• _EXERCISE TASK_
Reproduce the listing below in full and without alteration, apart from its pictures.

───

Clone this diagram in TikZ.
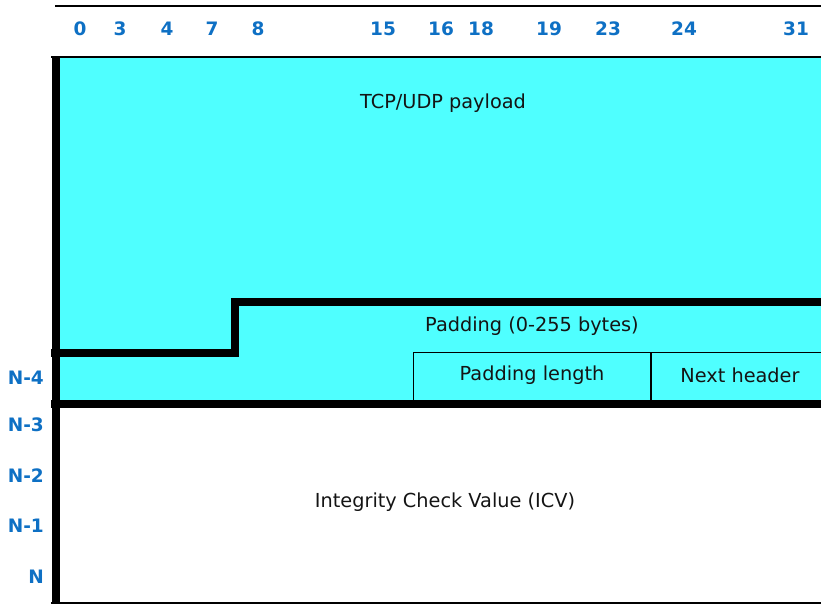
\documentclass[tikz,border=0pt]{standalone}
\usepackage{fontspec}
\setmainfont{DejaVu Sans}
\definecolor{numblue}{RGB}{14,112,196}
\definecolor{fieldcyan}{RGB}{79,255,255}
\definecolor{txt}{RGB}{20,20,20}
\tikzset{
  num/.style={font=\fontsize{18.5}{21}\selectfont\bfseries, text=numblue, inner sep=0pt},
  rowlab/.style={font=\fontsize{18.5}{21}\selectfont\bfseries, text=numblue, inner sep=0pt, anchor=east},
  field/.style={font=\fontsize{19.3}{23}\selectfont, text=txt, inner sep=0pt},
  thickline/.style={line width=8pt},
  thinline/.style={line width=2pt},
  boxline/.style={line width=1.5pt}
}
\begin{document}
\begin{tikzpicture}[x=1pt,y=-1pt]
\useasboundingbox (0,0) rectangle (821,604);
% cyan area
\fill[fieldcyan] (56,57) rectangle (821,404);
% header numbers
\foreach \v/\xx in {0/80,3/120,4/167,7/212,8/258,15/383,16/441,18/481,19/549,23/608,24/684,31/796}
  \node[num] (h\v) at (\xx,29) {\v};
% row labels
\node[rowlab] (rN4) at (44,378) {N-4};
\node[rowlab] (rN3) at (44,425) {N-3};
\node[rowlab] (rN2) at (44,476) {N-2};
\node[rowlab] (rN1) at (44,526) {N-1};
\node[rowlab] (rN)  at (44,577) {N};
% lines
\draw[thinline] (55,6) -- (821,6);
\draw[thinline] (51,57) -- (821,57);
\draw[thinline] (51,602.5) -- (821,602.5);
\draw[boxline] (413.5,404) -- (413.5,352.5) -- (821,352.5);
\draw[boxline] (651,352.5) -- (651,404);
\draw[thickline] (51,353) -- (235,353) -- (235,302) -- (821,302);
\draw[thickline] (51,404) -- (821,404);
\draw[thickline] (56,57) -- (56,603);
% field texts
\node[field] (payload) at (443,103) {TCP/UDP payload};
\node[field] (padding) at (532,326) {Padding (0-255 bytes)};
\node[field] (padlen) at (532,375) {Padding length};
\node[field] (nexthdr) at (740,375) {Next header};
\node[field] (icv) at (445,502) {Integrity Check Value (ICV)};
\end{tikzpicture}
\end{document}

───

• _SOLUTION_
Clone this diagram in TikZ.
\documentclass[tikz,border=0pt]{standalone}
\usepackage{fontspec}
\setmainfont{DejaVu Sans}
\definecolor{numblue}{RGB}{14,112,196}
\definecolor{fieldcyan}{RGB}{79,255,255}
\definecolor{txt}{RGB}{20,20,20}
\tikzset{
  num/.style={font=\fontsize{18.5}{21}\selectfont\bfseries, text=numblue, inner sep=0pt},
  rowlab/.style={font=\fontsize{18.5}{21}\selectfont\bfseries, text=numblue, inner sep=0pt, anchor=east},
  field/.style={font=\fontsize{19.3}{23}\selectfont, text=txt, inner sep=0pt},
  thickline/.style={line width=8pt},
  thinline/.style={line width=2pt},
  boxline/.style={line width=1.5pt}
}
\begin{document}
\begin{tikzpicture}[x=1pt,y=-1pt]
\useasboundingbox (0,0) rectangle (821,604);
% cyan area
\fill[fieldcyan] (56,57) rectangle (821,404);
% header numbers
\foreach \v/\xx in {0/80,3/120,4/167,7/212,8/258,15/383,16/441,18/481,19/549,23/608,24/684,31/796}
  \node[num] (h\v) at (\xx,29) {\v};
% row labels
\node[rowlab] (rN4) at (44,378) {N-4};
\node[rowlab] (rN3) at (44,425) {N-3};
\node[rowlab] (rN2) at (44,476) {N-2};
\node[rowlab] (rN1) at (44,526) {N-1};
\node[rowlab] (rN)  at (44,577) {N};
% lines
\draw[thinline] (55,6) -- (821,6);
\draw[thinline] (51,57) -- (821,57);
\draw[thinline] (51,602.5) -- (821,602.5);
\draw[boxline] (413.5,404) -- (413.5,352.5) -- (821,352.5);
\draw[boxline] (651,352.5) -- (651,404);
\draw[thickline] (51,353) -- (235,353) -- (235,302) -- (821,302);
\draw[thickline] (51,404) -- (821,404);
\draw[thickline] (56,57) -- (56,603);
% field texts
\node[field] (payload) at (443,103) {TCP/UDP payload};
\node[field] (padding) at (532,326) {Padding (0-255 bytes)};
\node[field] (padlen) at (532,375) {Padding length};
\node[field] (nexthdr) at (740,375) {Next header};
\node[field] (icv) at (445,502) {Integrity Check Value (ICV)};
\end{tikzpicture}
\end{document}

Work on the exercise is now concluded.